A Verizon report in 2015 found that over 50 percent of data breaches were due to lost login details, passwords, and other credentials. Other surveys have found that many people still use weak, guessable passwords, while some use the same strong password across dozens of different services to avoid having to remember multiple identities.
In the latter case, a successful hack of an online repository could reveal those details to organised criminals; there is a healthy trade in stolen credentials on hackers' forums.
Don't make it easy for them
The ease with which a criminal or opportunistic hacker could assume an employee's identity is just one part of the problem, particularly if home workers are using insecure smart-home devices that give attackers an easy route into the domestic network - and from there into the corporate one.
Other techniques, such as phishing or spear-phishing, aim to trick people into divulging their details, while ransomware locks up devices and data, forcing people to make cryptocurrency payments.
The multi-factor solution
In our private lives, most of us expect strict levels of security from the apps and platforms we use for sensitive tasks, such as online banking, so it's reasonable to expect similar precautions when logging on to corporate networks and applications. After all under GDPR and the Data Protection Act 2018, the penalties for not securing private data can be severe, while the damage to reputations can be long lasting.
All of these threats are why the simple ‘user name plus password' approach to security is no longer deemed sufficient by sensible organisations. Multi-factor authentication (MFA) is essential. Such techniques are particularly effective when deployed at hardware level, and they have the additional advantage of negating the need for passwords at all, which makes the hacker's task much harder.
Amongst the multiple elements that can be triggered or demanded by MFA include a personal identification number known only to the user, a unique code sent by text to the user's registered phone number, or even a biometric identifier, such as a fingerprint.
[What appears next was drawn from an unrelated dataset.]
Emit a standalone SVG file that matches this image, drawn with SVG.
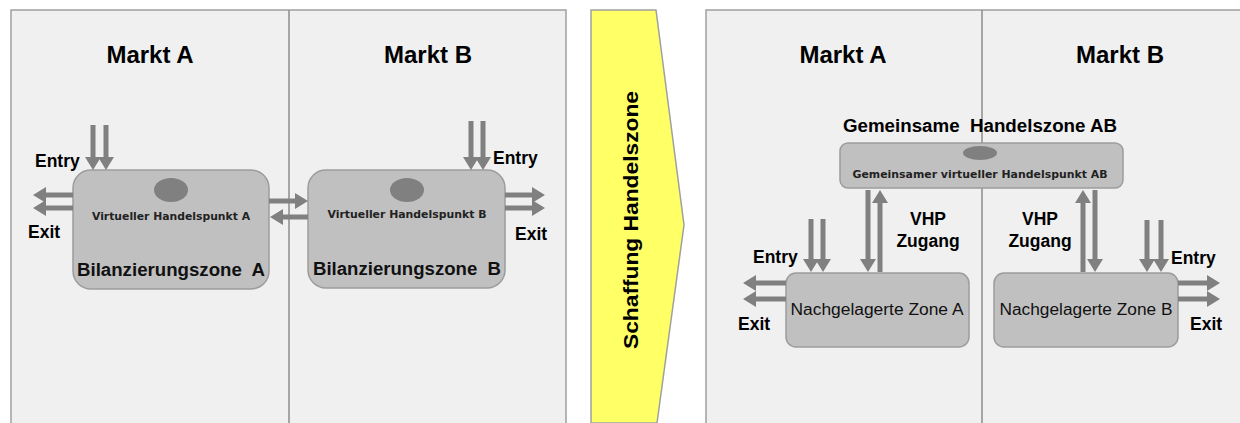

In most cases, it's highly unlikely that a hacker would have access to each of these identifiers.
The greater the number of factors included at the checkpoint or security gate, the greater the assurance that the person is who they say they are and so should have authorised access to the device, application, network, and/or data.
One feature that would be particularly beneficial in a home-working scenario is presence detection and/or a timed lock-out, so if a user leaves their device logged in but is away from their machine, or inactive for an extended period, they can be disconnected from the resource.
By making security a more seamless and less inhibiting experience for the user - and for the IT support team - organisations can enhance the user experience of their employees whilst making them more secure at the same time.